Things have been going well. I knew I loved Melissa, but I wasn't going to sit idle by and wait for something to happen. Bottom line is I'll have to find someone pretty fucking cool for me to consider giving up on her.
But I know that it can happen.

I start flirting again and I started to feel as if I were more open to dating and what not.

Well at the party on Friday night Melissa starts spilling her guts.
"I love you"
"I'm sorry I came on so strong at first and then pulled away"
"I'm sorry that I can't give myself to you right now"
"I feel bad, because you're passing up oppertunities with other people for me"
"But I do Love you and I need you to know that"
"I don't know where I'd be without you"
"I'm sorry that I've hurt you"
"I love you"

Well this just sux me right back in. I got a good night kiss that evening. That was nice considering that we called off messing around. It felt nice to hear a lot of those things even though it doesn't really change much.

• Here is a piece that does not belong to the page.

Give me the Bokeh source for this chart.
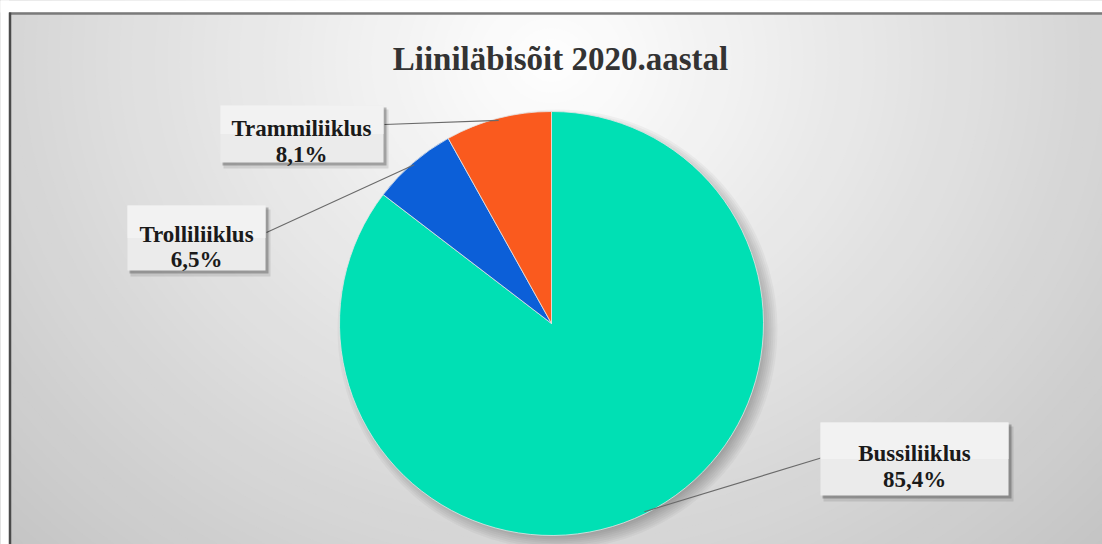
import math
from bokeh.plotting import figure
from bokeh.models import Range1d, ColumnDataSource
from bokeh.core.properties import value
from bokeh.embed import file_html
from bokeh.resources import INLINE

# ---- data ----
title = "Liiniläbisõit 2020.aastal"
categories = ["Bussiliiklus", "Trolliliiklus", "Trammiliiklus"]
shares = [85.4, 6.5, 8.1]
share_labels = ["85,4%", "6,5%", "8,1%"]
colors = ["#00E0B4", "#0C5FD8", "#FA5A1E"]

# ---- layout (page pixel coordinates; data y = 544 - page y) ----
W, H = 1102, 544
def Y(py):
    return 544 - py

p = figure(width=W, height=H, x_range=Range1d(0, W), y_range=Range1d(0, H),
           output_backend="svg", toolbar_location=None, x_axis_type=None, y_axis_type=None,
           min_border=0, outline_line_color=None, background_fill_color="white",
           border_fill_color="white")
p.grid.visible = False

# background radial gradient
gcx, gcy, rx, ry = 551, Y(60), 560, 500
N = 70
tmax = 1.5
for k in range(N, 0, -1):
    t = tmax * k / N
    g = int(max(186, min(255, round(255 - 42 * t))))
    col = "#%02x%02x%02x" % (g, g, g)
    p.ellipse(x=gcx, y=gcy, width=2 * rx * t, height=2 * ry * t, fill_color=col, line_color=None)

# white margin outside the frame border
p.quad(left=-10, right=1200, top=Y(-10), bottom=Y(12), fill_color="white", line_color=None)
p.quad(left=-10, right=8.5, top=Y(-10), bottom=Y(600), fill_color="white", line_color=None)
# frame border
p.line(x=[8.5, 1200], y=[Y(13), Y(13)], line_color="#7a7a7a", line_width=2.5)
p.line(x=[9.5, 9.5], y=[Y(12), Y(600)], line_color="#4a4a4a", line_width=2.5)

# title
p.text(x=[560], y=[Y(58)], text=[title], text_align="center", text_baseline="alphabetic",
       text_font=value("Liberation Serif"), text_font_style="bold", text_font_size="33px",
       text_color="#333333")

# pie
cx, cy, r = 551, Y(323), 212
# soft shadow
for k in range(9):
    p.circle(x=cx + 6, y=cy - 6, radius=r + 8 - 2 * k, fill_color="black", fill_alpha=0.035,
             line_color=None)

total = sum(shares)
starts, ends, mids = [], [], []
cum = 0.0
for s in shares:
    a0 = math.pi / 2 - 2 * math.pi * cum / total
    cum += s
    a1 = math.pi / 2 - 2 * math.pi * cum / total
    starts.append(a0)
    ends.append(a1)
    mids.append((a0 + a1) / 2)

src = ColumnDataSource(dict(cat=categories, start=starts, end=ends, color=colors))
p.wedge(x=cx, y=cy, radius=r, start_angle="start", end_angle="end", direction="clock",
        fill_color="color", line_color="#e6e6e6", line_width=0.8, source=src)

# data labels: box (left, right, top, bottom in page px), text center, baselines, leader start
label_layout = {
    "Bussiliiklus": dict(box=(820, 1008, 422, 495), tx=914, b1=453, b2=479, lead=(822, 457)),
    "Trolliliiklus": dict(box=(127, 265, 205, 270), tx=196, b1=234, b2=259, lead=(266, 232)),
    "Trammiliiklus": dict(box=(220, 383, 105, 162), tx=301, b1=128, b2=154, lead=(384, 124)),
}

for cat, lab, mid in zip(categories, share_labels, mids):
    L = label_layout[cat]
    ex = cx + r * 0.99 * math.cos(mid)
    ey = cy + r * 0.99 * math.sin(mid)
    p.line(x=[L["lead"][0], ex], y=[Y(L["lead"][1]), ey], line_color="#6a6a6a", line_width=1.1)
    l, rr, t, b = L["box"]
    # shadow
    p.quad(left=l + 3, right=rr + 5, top=Y(t + 4), bottom=Y(b + 6), fill_color="#000000",
           fill_alpha=0.10, line_color=None)
    p.quad(left=l + 2, right=rr + 3, top=Y(t + 2), bottom=Y(b + 3), fill_color="#000000",
           fill_alpha=0.25, line_color=None)
    p.quad(left=l, right=rr, top=Y(t), bottom=Y(b), fill_color="#ebebeb", line_color=None)
    p.quad(left=l, right=rr, top=Y(t), bottom=Y((t + b) / 2), fill_color="#f2f2f2",
           line_color=None)
    p.text(x=[L["tx"], L["tx"]], y=[Y(L["b1"]), Y(L["b2"])], text=[cat, lab],
           text_align="center", text_baseline="alphabetic",
           text_font=value("Liberation Serif"), text_font_style="bold", text_font_size="23px",
           text_color="#1a1a1a")

open("out.html", "w").write(file_html(p, INLINE))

So I've been fine, and I've been happy. I go and end up hanging out with her last night. I end up spending a few hours of there and we didn't do much at all, yet we had a very good time. Edger was with me, and her friend was there.

But all fucking day I've been pineing over her. I just want to go over there right now. I just want to shake the shit out of her and say what the fuck!

But I know that I can't. We'll be going to my mom's house on Monday so I'll see if my plan of attack changes anything.
pinhead66:
Sometimes physical activities don't need to be attatching to a loving relationship. It's fucking hard as hell...but it's also a true test of will. Trust me...I know.